◆ Required work
Quote the data exactly, first line to the line containing "354, 361, 369];", with no pictures.

◆ Source excerpt
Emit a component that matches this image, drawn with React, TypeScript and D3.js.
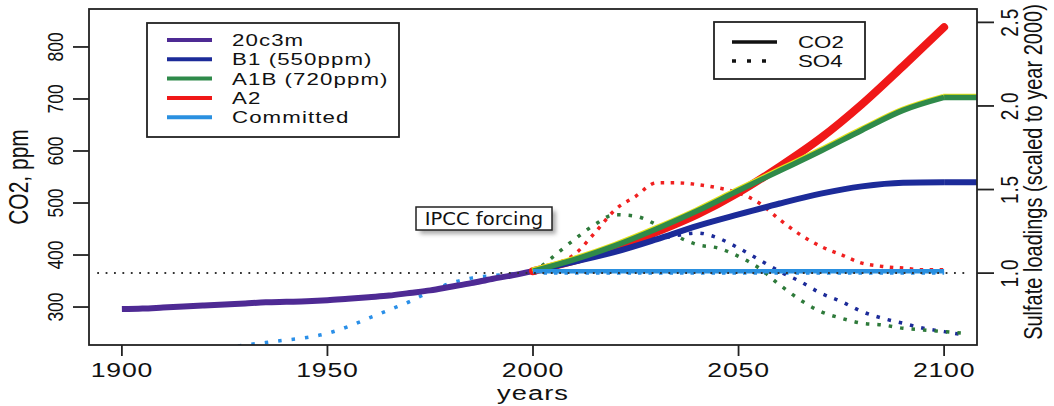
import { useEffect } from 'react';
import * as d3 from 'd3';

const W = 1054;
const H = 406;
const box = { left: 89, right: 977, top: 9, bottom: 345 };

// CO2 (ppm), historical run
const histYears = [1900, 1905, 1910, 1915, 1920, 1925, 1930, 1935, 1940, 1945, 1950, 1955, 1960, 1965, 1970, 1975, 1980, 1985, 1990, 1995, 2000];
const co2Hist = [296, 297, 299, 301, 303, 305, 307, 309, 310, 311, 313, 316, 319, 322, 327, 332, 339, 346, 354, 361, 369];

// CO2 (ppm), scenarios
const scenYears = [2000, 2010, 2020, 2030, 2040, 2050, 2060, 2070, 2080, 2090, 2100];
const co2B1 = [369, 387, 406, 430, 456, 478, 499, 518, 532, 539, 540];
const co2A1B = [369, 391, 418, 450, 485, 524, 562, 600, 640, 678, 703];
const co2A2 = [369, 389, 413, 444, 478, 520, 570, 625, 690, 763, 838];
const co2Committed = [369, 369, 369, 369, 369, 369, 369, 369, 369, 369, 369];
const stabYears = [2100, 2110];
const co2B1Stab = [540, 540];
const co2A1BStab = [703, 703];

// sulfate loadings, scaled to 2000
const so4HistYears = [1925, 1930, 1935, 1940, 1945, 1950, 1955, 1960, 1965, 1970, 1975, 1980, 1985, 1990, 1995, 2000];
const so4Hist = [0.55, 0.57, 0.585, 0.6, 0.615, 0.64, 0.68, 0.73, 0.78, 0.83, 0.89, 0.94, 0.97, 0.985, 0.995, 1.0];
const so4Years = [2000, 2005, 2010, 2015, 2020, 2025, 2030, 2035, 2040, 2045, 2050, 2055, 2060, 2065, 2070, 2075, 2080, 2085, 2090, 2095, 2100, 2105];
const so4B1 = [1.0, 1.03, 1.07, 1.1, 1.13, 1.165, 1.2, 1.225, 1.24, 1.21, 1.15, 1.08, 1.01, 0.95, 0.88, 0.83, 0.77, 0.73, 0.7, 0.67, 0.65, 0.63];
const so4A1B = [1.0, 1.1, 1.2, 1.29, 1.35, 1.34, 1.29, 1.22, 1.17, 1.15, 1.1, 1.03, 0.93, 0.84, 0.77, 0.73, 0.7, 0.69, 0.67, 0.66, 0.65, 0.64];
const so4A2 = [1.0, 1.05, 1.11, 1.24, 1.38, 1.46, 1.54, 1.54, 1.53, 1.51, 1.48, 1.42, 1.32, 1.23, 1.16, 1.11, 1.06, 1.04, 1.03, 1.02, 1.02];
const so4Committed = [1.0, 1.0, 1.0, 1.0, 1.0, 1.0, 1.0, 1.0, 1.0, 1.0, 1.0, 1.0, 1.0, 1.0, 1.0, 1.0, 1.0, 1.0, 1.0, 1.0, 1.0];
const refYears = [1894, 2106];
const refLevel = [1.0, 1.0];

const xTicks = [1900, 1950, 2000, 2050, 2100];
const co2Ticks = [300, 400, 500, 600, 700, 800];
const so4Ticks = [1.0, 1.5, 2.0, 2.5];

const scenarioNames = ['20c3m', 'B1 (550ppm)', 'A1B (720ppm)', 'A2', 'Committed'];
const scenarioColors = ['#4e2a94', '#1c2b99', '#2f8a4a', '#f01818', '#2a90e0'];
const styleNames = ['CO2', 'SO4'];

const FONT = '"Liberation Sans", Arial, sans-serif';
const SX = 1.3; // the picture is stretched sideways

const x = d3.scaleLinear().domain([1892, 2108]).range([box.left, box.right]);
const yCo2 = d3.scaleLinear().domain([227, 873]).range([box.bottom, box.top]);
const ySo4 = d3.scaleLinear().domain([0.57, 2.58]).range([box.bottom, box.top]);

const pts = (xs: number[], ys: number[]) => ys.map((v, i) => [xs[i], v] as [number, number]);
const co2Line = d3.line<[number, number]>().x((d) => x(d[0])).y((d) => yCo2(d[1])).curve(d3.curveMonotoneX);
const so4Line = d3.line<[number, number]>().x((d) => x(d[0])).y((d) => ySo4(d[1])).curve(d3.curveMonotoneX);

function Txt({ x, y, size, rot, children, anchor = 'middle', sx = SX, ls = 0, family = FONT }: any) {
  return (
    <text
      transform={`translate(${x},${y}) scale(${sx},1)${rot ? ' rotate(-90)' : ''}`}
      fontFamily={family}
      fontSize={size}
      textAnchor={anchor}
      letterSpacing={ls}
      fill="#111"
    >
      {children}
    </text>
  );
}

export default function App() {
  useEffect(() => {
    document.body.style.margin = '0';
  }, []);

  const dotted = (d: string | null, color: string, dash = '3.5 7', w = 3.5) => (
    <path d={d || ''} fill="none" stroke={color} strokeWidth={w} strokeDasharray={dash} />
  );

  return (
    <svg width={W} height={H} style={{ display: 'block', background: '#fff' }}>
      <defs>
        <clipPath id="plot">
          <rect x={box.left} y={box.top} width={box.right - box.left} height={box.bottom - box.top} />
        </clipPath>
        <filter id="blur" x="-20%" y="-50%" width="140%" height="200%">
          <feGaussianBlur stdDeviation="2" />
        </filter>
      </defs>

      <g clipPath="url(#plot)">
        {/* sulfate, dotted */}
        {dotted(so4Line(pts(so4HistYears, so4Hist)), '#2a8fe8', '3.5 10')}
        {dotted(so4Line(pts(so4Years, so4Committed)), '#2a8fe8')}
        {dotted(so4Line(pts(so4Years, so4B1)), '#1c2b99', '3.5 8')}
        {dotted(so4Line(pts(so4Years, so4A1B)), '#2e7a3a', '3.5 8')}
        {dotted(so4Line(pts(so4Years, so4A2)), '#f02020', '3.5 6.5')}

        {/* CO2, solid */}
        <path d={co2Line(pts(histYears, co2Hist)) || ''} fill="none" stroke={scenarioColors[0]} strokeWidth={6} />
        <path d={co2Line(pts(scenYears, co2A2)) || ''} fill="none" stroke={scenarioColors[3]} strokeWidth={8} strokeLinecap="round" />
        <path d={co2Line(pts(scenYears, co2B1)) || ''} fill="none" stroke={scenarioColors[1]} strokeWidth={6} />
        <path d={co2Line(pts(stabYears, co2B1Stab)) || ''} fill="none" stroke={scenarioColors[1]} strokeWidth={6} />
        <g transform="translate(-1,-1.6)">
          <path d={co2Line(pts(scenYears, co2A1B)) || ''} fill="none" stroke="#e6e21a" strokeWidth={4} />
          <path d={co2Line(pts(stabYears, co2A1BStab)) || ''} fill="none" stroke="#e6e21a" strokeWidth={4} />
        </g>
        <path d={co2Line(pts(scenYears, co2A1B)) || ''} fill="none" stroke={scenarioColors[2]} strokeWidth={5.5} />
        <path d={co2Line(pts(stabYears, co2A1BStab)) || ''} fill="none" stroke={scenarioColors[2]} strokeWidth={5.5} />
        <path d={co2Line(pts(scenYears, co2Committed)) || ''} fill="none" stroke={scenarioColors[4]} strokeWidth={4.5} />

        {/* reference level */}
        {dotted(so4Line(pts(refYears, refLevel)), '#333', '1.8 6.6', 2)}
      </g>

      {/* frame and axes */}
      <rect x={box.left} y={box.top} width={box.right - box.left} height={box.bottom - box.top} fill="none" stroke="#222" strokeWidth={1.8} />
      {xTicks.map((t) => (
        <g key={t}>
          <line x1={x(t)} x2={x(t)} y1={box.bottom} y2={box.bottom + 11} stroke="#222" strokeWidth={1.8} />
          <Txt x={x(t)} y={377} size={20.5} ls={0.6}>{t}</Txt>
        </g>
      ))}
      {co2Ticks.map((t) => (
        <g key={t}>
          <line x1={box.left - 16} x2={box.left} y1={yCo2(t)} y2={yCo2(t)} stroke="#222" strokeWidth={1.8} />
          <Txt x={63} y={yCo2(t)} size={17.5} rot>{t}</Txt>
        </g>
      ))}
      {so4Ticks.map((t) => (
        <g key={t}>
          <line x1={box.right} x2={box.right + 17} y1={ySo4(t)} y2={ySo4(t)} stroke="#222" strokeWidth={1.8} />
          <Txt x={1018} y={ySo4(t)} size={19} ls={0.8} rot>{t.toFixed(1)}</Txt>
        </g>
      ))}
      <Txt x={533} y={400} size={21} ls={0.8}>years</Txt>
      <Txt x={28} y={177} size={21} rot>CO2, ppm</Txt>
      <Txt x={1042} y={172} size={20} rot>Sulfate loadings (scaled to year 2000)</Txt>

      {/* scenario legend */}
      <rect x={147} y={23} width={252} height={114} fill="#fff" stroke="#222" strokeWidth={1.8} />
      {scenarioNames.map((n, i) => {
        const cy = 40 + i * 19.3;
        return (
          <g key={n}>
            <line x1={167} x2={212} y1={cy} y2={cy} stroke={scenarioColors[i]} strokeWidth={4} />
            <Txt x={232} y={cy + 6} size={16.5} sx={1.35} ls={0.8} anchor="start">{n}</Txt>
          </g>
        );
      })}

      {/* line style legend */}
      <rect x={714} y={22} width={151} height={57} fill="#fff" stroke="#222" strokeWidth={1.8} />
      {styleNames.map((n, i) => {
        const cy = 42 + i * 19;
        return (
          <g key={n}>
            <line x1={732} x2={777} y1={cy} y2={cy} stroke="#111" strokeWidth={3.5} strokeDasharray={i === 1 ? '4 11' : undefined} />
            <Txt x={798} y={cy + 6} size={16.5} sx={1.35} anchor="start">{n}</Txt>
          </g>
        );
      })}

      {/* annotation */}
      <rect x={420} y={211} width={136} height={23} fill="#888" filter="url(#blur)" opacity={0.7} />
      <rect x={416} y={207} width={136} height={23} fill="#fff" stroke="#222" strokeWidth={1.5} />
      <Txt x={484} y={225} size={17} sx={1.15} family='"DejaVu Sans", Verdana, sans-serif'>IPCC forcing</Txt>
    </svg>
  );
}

◆ Solution to the problem
Emit a component that matches this image, drawn with React, TypeScript and D3.js.
import { useEffect } from 'react';
import * as d3 from 'd3';

const W = 1054;
const H = 406;
const box = { left: 89, right: 977, top: 9, bottom: 345 };

// CO2 (ppm), historical run
const histYears = [1900, 1905, 1910, 1915, 1920, 1925, 1930, 1935, 1940, 1945, 1950, 1955, 1960, 1965, 1970, 1975, 1980, 1985, 1990, 1995, 2000];
const co2Hist = [296, 297, 299, 301, 303, 305, 307, 309, 310, 311, 313, 316, 319, 322, 327, 332, 339, 346, 354, 361, 369];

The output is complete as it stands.